===== Source excerpt

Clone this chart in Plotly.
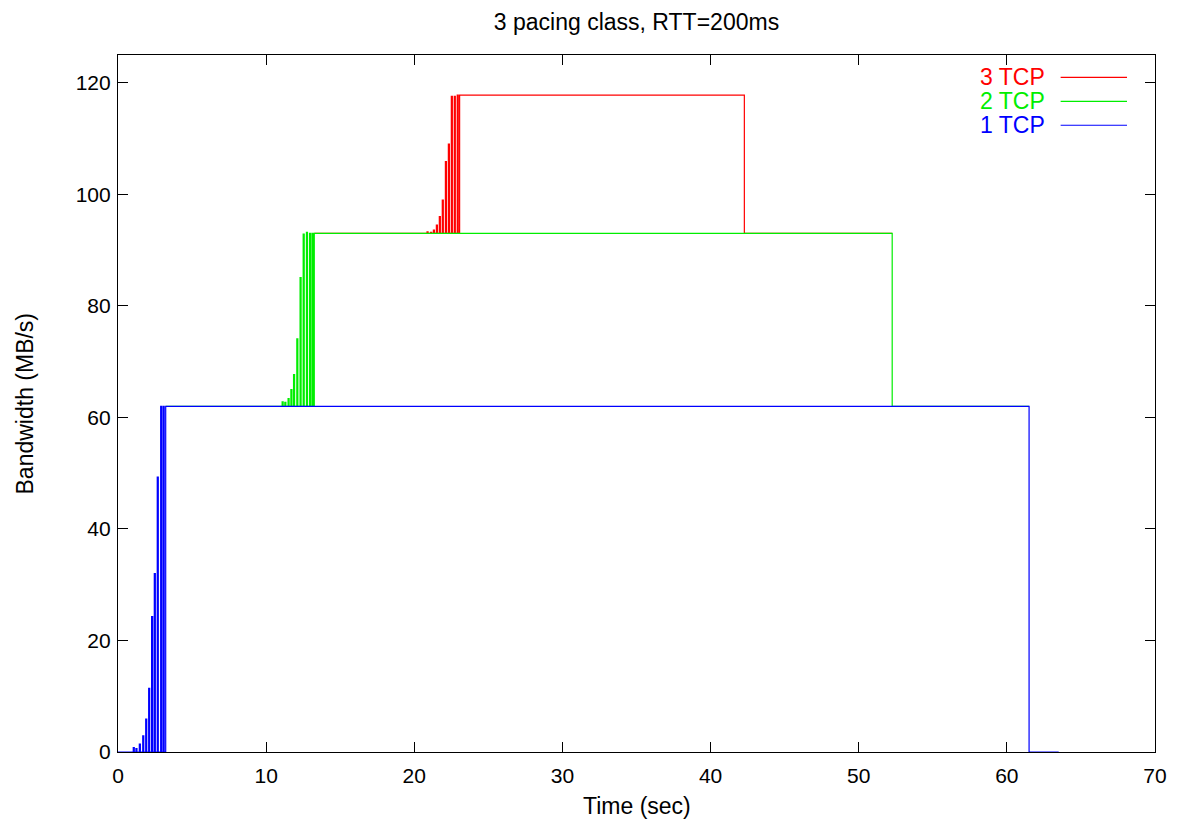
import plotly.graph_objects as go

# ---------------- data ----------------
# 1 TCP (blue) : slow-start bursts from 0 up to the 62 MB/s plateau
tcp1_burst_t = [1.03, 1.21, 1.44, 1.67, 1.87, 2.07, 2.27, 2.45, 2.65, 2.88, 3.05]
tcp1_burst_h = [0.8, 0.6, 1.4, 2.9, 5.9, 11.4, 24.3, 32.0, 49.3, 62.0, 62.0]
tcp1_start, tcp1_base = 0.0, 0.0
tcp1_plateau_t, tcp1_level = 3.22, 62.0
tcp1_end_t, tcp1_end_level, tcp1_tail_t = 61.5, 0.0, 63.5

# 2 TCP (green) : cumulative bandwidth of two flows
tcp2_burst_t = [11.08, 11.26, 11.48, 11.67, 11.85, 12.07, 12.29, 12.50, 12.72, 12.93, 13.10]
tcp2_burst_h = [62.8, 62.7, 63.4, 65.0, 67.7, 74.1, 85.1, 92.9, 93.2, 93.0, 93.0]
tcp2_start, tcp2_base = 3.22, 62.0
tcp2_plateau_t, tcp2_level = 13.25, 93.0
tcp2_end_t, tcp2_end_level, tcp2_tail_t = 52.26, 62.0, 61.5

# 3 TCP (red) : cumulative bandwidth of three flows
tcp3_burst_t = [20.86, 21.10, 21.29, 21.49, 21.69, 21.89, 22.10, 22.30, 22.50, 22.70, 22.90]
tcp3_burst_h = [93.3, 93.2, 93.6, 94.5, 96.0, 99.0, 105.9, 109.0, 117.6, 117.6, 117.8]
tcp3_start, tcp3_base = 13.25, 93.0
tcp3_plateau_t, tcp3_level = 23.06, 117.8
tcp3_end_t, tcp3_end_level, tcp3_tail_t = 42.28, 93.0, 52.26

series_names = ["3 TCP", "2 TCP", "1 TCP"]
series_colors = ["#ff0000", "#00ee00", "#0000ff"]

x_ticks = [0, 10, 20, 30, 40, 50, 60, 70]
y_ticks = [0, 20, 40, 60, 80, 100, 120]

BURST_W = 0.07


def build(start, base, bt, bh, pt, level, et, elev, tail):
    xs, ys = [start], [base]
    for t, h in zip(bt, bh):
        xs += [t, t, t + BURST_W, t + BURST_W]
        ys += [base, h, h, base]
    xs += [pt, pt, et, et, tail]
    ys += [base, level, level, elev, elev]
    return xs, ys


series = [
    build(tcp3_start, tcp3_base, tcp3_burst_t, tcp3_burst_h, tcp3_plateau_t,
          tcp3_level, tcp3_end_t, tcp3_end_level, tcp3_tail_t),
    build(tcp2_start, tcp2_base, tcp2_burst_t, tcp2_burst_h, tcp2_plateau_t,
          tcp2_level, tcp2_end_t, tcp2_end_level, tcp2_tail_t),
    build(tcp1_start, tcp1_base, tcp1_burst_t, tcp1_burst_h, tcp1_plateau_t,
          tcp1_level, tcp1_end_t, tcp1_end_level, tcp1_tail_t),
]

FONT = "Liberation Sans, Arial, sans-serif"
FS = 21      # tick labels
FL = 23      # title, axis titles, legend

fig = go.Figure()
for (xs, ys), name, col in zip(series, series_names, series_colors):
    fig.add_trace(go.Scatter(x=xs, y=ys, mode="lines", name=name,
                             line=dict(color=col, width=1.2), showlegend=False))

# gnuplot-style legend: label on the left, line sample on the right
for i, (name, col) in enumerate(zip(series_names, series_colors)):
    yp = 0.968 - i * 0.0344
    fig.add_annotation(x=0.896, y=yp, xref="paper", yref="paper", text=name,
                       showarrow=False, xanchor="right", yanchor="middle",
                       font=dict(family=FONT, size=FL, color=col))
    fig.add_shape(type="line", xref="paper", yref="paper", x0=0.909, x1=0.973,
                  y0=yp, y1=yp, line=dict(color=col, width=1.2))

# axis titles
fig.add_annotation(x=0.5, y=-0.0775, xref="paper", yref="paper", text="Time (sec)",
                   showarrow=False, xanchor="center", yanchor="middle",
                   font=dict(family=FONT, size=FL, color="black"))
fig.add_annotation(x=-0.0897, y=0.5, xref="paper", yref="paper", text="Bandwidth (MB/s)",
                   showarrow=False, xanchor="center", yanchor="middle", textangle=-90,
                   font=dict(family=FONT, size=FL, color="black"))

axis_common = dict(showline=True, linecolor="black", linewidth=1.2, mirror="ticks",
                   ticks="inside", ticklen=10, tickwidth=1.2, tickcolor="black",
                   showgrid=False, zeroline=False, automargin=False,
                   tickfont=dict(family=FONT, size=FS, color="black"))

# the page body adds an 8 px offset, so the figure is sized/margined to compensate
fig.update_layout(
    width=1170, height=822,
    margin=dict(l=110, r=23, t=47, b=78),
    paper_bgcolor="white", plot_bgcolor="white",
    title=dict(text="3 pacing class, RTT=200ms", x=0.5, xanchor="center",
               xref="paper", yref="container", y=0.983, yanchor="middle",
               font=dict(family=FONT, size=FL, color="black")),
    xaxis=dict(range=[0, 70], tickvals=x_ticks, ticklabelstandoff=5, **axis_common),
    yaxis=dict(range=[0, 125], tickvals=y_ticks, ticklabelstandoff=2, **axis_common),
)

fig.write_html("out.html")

==========

Keep the pictures out of the copy and write out the data exactly as it stands.

Clone this chart in Plotly.
import plotly.graph_objects as go

# ---------------- data ----------------
# 1 TCP (blue) : slow-start bursts from 0 up to the 62 MB/s plateau
tcp1_burst_t = [1.03, 1.21, 1.44, 1.67, 1.87, 2.07, 2.27, 2.45, 2.65, 2.88, 3.05]
tcp1_burst_h = [0.8, 0.6, 1.4, 2.9, 5.9, 11.4, 24.3, 32.0, 49.3, 62.0, 62.0]
tcp1_start, tcp1_base = 0.0, 0.0
tcp1_plateau_t, tcp1_level = 3.22, 62.0
tcp1_end_t, tcp1_end_level, tcp1_tail_t = 61.5, 0.0, 63.5

# 2 TCP (green) : cumulative bandwidth of two flows
tcp2_burst_t = [11.08, 11.26, 11.48, 11.67, 11.85, 12.07, 12.29, 12.50, 12.72, 12.93, 13.10]
tcp2_burst_h = [62.8, 62.7, 63.4, 65.0, 67.7, 74.1, 85.1, 92.9, 93.2, 93.0, 93.0]
tcp2_start, tcp2_base = 3.22, 62.0
tcp2_plateau_t, tcp2_level = 13.25, 93.0
tcp2_end_t, tcp2_end_level, tcp2_tail_t = 52.26, 62.0, 61.5

# 3 TCP (red) : cumulative bandwidth of three flows
tcp3_burst_t = [20.86, 21.10, 21.29, 21.49, 21.69, 21.89, 22.10, 22.30, 22.50, 22.70, 22.90]
tcp3_burst_h = [93.3, 93.2, 93.6, 94.5, 96.0, 99.0, 105.9, 109.0, 117.6, 117.6, 117.8]
tcp3_start, tcp3_base = 13.25, 93.0
tcp3_plateau_t, tcp3_level = 23.06, 117.8
tcp3_end_t, tcp3_end_level, tcp3_tail_t = 42.28, 93.0, 52.26

series_names = ["3 TCP", "2 TCP", "1 TCP"]
series_colors = ["#ff0000", "#00ee00", "#0000ff"]

x_ticks = [0, 10, 20, 30, 40, 50, 60, 70]
y_ticks = [0, 20, 40, 60, 80, 100, 120]

BURST_W = 0.07


def build(start, base, bt, bh, pt, level, et, elev, tail):
    xs, ys = [start], [base]
    for t, h in zip(bt, bh):
        xs += [t, t, t + BURST_W, t + BURST_W]
        ys += [base, h, h, base]
    xs += [pt, pt, et, et, tail]
    ys += [base, level, level, elev, elev]
    return xs, ys


series = [
    build(tcp3_start, tcp3_base, tcp3_burst_t, tcp3_burst_h, tcp3_plateau_t,
          tcp3_level, tcp3_end_t, tcp3_end_level, tcp3_tail_t),
    build(tcp2_start, tcp2_base, tcp2_burst_t, tcp2_burst_h, tcp2_plateau_t,
          tcp2_level, tcp2_end_t, tcp2_end_level, tcp2_tail_t),
    build(tcp1_start, tcp1_base, tcp1_burst_t, tcp1_burst_h, tcp1_plateau_t,
          tcp1_level, tcp1_end_t, tcp1_end_level, tcp1_tail_t),
]

FONT = "Liberation Sans, Arial, sans-serif"
FS = 21      # tick labels
FL = 23      # title, axis titles, legend

fig = go.Figure()
for (xs, ys), name, col in zip(series, series_names, series_colors):
    fig.add_trace(go.Scatter(x=xs, y=ys, mode="lines", name=name,
                             line=dict(color=col, width=1.2), showlegend=False))

# gnuplot-style legend: label on the left, line sample on the right
for i, (name, col) in enumerate(zip(series_names, series_colors)):
    yp = 0.968 - i * 0.0344
    fig.add_annotation(x=0.896, y=yp, xref="paper", yref="paper", text=name,
                       showarrow=False, xanchor="right", yanchor="middle",
                       font=dict(family=FONT, size=FL, color=col))
    fig.add_shape(type="line", xref="paper", yref="paper", x0=0.909, x1=0.973,
                  y0=yp, y1=yp, line=dict(color=col, width=1.2))

# axis titles
fig.add_annotation(x=0.5, y=-0.0775, xref="paper", yref="paper", text="Time (sec)",
                   showarrow=False, xanchor="center", yanchor="middle",
                   font=dict(family=FONT, size=FL, color="black"))
fig.add_annotation(x=-0.0897, y=0.5, xref="paper", yref="paper", text="Bandwidth (MB/s)",
                   showarrow=False, xanchor="center", yanchor="middle", textangle=-90,
                   font=dict(family=FONT, size=FL, color="black"))

axis_common = dict(showline=True, linecolor="black", linewidth=1.2, mirror="ticks",
                   ticks="inside", ticklen=10, tickwidth=1.2, tickcolor="black",
                   showgrid=False, zeroline=False, automargin=False,
                   tickfont=dict(family=FONT, size=FS, color="black"))

# the page body adds an 8 px offset, so the figure is sized/margined to compensate
fig.update_layout(
    width=1170, height=822,
    margin=dict(l=110, r=23, t=47, b=78),
    paper_bgcolor="white", plot_bgcolor="white",
    title=dict(text="3 pacing class, RTT=200ms", x=0.5, xanchor="center",
               xref="paper", yref="container", y=0.983, yanchor="middle",
               font=dict(family=FONT, size=FL, color="black")),
    xaxis=dict(range=[0, 70], tickvals=x_ticks, ticklabelstandoff=5, **axis_common),
    yaxis=dict(range=[0, 125], tickvals=y_ticks, ticklabelstandoff=2, **axis_common),
)

fig.write_html("out.html")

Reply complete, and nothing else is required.